I need someone to scrape some government law database sites. These should be quite easy to scrape as they're simple formatted information sites.
# CA legislature
It seems the old site is much easier to scrape.
# CA Courts
and its linked pages
As you can see these are both very simple server-side HTML sites, so should be quite easy to scrape.
# San Francisco Court
This is a PDF file, so it's harder to scrape, but please let me know if you have expertise in this.
We would want to get a clean JSON file of the results, with html tags removed, and a structure to it that kept the headings.
The next stage of the project is applying some natural language processing to extract keywords and tags so that we can apply a search across all this content. Please advise if you have knowhow in this area too.
# Headings / meta-data
For some law, the heading and section is critical data to be retained, for example:
lawCode = CIV
division = 2
title = 2
part = 1
chapter = 2
article = 1
So as you walk through the site, this would need to be retained.

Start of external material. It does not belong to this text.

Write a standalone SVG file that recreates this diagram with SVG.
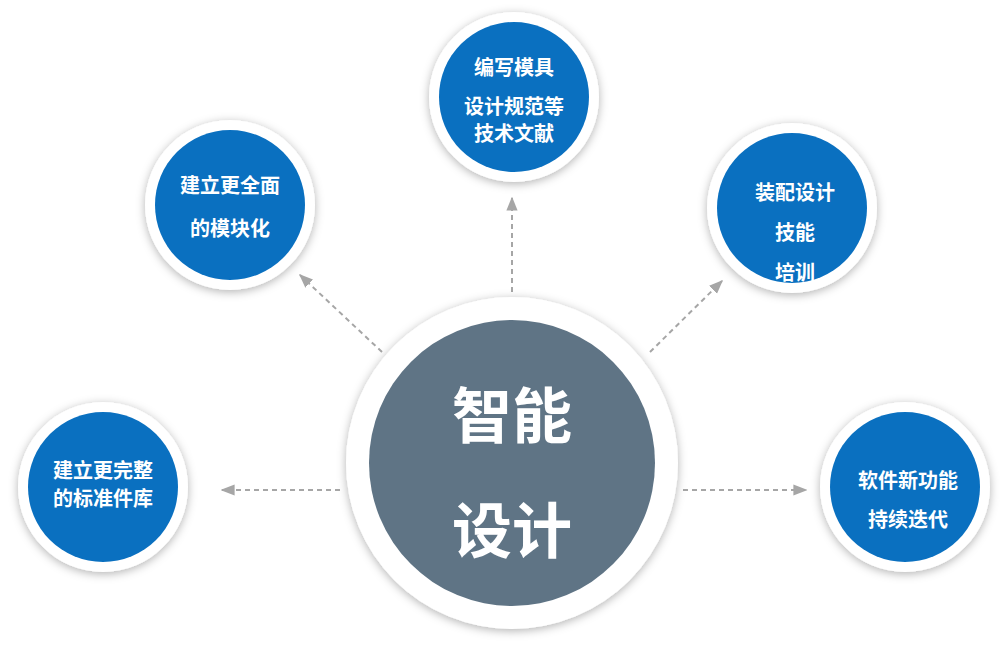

We would like all of the content sites to be normalized to the same structure so we can search across them.
Please recommend how you would structure these different documents in JSON format. For example for every chapter of content should we include that hierarchy as tags?
Or apply a hierarchy to the JSON document itself, but keep the JSON flat?
Our eventual goal is to produce a type of search information for this content.
We will be scraping many other public information legal sites going forward but this is just an initial sample. Please give a cost estimate for this as a one-off project.